Sarbarah
- In office 1890–1896
- Preceded by: Man Singh Waraich
- Succeeded by: Jawala Singh

Personal details
- Born: 1839 Chahal, Amritsar, Punjab
- Died: 1908
- Parent: Javala Singh (father);

= Arjan Singh Chahal =

Sardar Bahadur Arjan Singh Chahal (1839–1908) was a Sikh honorary magistrate and civil judge who served as the manager of Darbar Sahib and the Akal Takht, as a sarbarah appointed by the British Raj from 1890 to 1896.

==Early life==

Arjan Singh Chahal was born in village Chahal, Amritsar, British India to a Jat Sikh family of Chahal clan in 1839. He was seven when his father Javala Singh died in 1846.
He held large jagirs in the Tarn Taran tehsil and in the Lyallpur District, present day Punjab, Pakistan.

==Sarbarah==

From 1890 to 1896, Chahal served as the British Deputy Commissioner of Amritsar appointed sarbarah of Darbar Sahib and the Akal Takht.
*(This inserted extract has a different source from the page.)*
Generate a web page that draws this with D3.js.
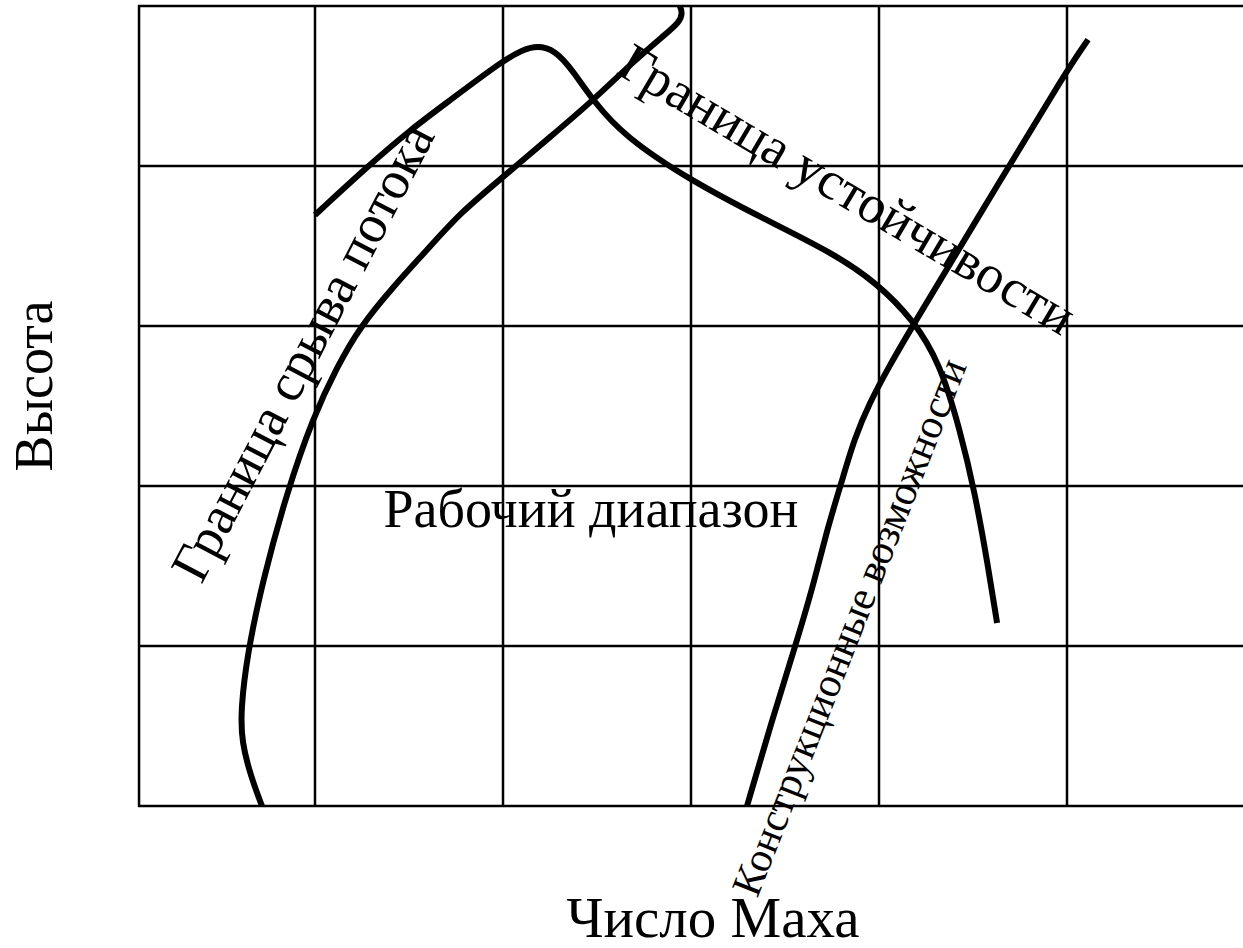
<!DOCTYPE html>
<html>
<head>
<meta charset="utf-8">
<script src="https://cdn.jsdelivr.net/npm/d3@7"></script>
<style>
  body { margin: 0; background: #fff; }
  svg { display: block; }
  text { font-family: "Liberation Serif", "Times New Roman", serif; fill: #000; }
</style>
</head>
<body>
<svg id="chart" width="1243" height="948"></svg>
<script>
// grid positions (Mach number, altitude in arbitrary units)
var xGrid = [1, 2, 3, 4, 5];
var yGrid = [0, 1, 2, 3, 4, 5];
var xLeft = 0.064;

// boundary curves
var stallBoundary = [
  [0.718, 0], [0.66, 0.18], [0.61, 0.4], [0.605, 0.6], [0.64, 0.95],
  [0.72, 1.4], [0.85, 1.96], [0.99, 2.43], [1.117, 2.744], [1.239, 2.994],
  [1.415, 3.244], [1.596, 3.475], [1.771, 3.706], [2.0, 3.931], [2.25, 4.181],
  [2.479, 4.41], [2.691, 4.65], [2.86, 4.82], [2.94, 4.9], [2.955, 4.96], [2.94, 5.0]
];
var stabilityBoundary = [
  [1.0, 3.694], [1.277, 3.994], [1.505, 4.225], [1.718, 4.41], [2.0, 4.66],
  [2.15, 4.76], [2.28, 4.73], [2.38, 4.58], [2.479, 4.41], [2.64, 4.19],
  [2.995, 3.91], [3.404, 3.66], [3.755, 3.456], [3.989, 3.269], [4.181, 3.04],
  [4.324, 2.769], [4.431, 2.35], [4.51, 1.96], [4.58, 1.5], [4.628, 1.144]
];
var designLimit = [
  [3.298, 0], [3.42, 0.494], [3.553, 0.994], [3.644, 1.35], [3.723, 1.725],
  [3.8, 2.02], [3.87, 2.3], [3.95, 2.52], [4.05, 2.74], [4.181, 3.006],
  [4.644, 3.906], [5.0, 4.6], [5.112, 4.79]
];

var curveLabels = [
  { text: "Граница срыва потока", x: 0.93, y: 2.84, angle: -62.5, size: 54 },
  { text: "Граница устойчивости", x: 3.835, y: 3.86, angle: 30.5, size: 54 },
  { text: "Конструкционные возможности", x: 3.838, y: 1.12, angle: -68.5, size: 42 }
];

var svg = d3.select("#chart");
var width = +svg.attr("width"),
    height = +svg.attr("height");

var x = d3.scaleLinear().domain([0, 6]).range([127, 1255]);
var y = d3.scaleLinear().domain([0, 5]).range([806, 6]);

// grid
var grid = svg.append("g")
  .attr("stroke", "#000")
  .attr("stroke-width", 2.5);

grid.selectAll(".vline")
  .data([xLeft].concat(xGrid))
  .enter().append("line")
    .attr("x1", function(d) { return x(d); })
    .attr("x2", function(d) { return x(d); })
    .attr("y1", y(0) + 1)
    .attr("y2", y(5) - 1);

grid.selectAll(".hline")
  .data(yGrid)
  .enter().append("line")
    .attr("x1", x(xLeft) - 1)
    .attr("x2", width)
    .attr("y1", function(d) { return y(d); })
    .attr("y2", function(d) { return y(d); });

// curves
var line = d3.line()
  .x(function(d) { return x(d[0]); })
  .y(function(d) { return y(d[1]); })
  .curve(d3.curveBasis);

svg.selectAll(".curve")
  .data([stallBoundary, stabilityBoundary, designLimit])
  .enter().append("path")
    .attr("class", "curve")
    .attr("d", line)
    .attr("fill", "none")
    .attr("stroke", "#000")
    .attr("stroke-width", 6)
    .attr("stroke-linecap", "butt");

// labels
svg.selectAll(".curve-label")
  .data(curveLabels)
  .enter().append("text")
    .attr("class", "curve-label")
    .attr("text-anchor", "middle")
    .attr("dy", "0.35em")
    .attr("font-size", function(d) { return d.size; })
    .attr("transform", function(d) {
      return "translate(" + x(d.x) + "," + y(d.y) + ") rotate(" + d.angle + ")";
    })
    .text(function(d) { return d.text; });

svg.append("text")
  .attr("x", x(2.468))
  .attr("y", y(1.744))
  .attr("text-anchor", "middle")
  .attr("font-size", 54)
  .text("Рабочий диапазон");

svg.append("text")
  .attr("x", 713)
  .attr("y", 937)
  .attr("text-anchor", "middle")
  .attr("font-size", 57)
  .text("Число Маха");

svg.append("text")
  .attr("transform", "translate(52,386) rotate(-90)")
  .attr("text-anchor", "middle")
  .attr("font-size", 54)
  .text("Высота");
</script>
</body>
</html>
He was appointed president of the 11-member lighting committee set up in 1896 to arrange the installation of electricity in the Darbar Sahib complex.

==Honours==

He received the title of Sardar Bahadur in 1894, and was made a Companion of the Indian Empire in 1906.

==Death==

Arjan Singh died at the age of 69 in January 1908.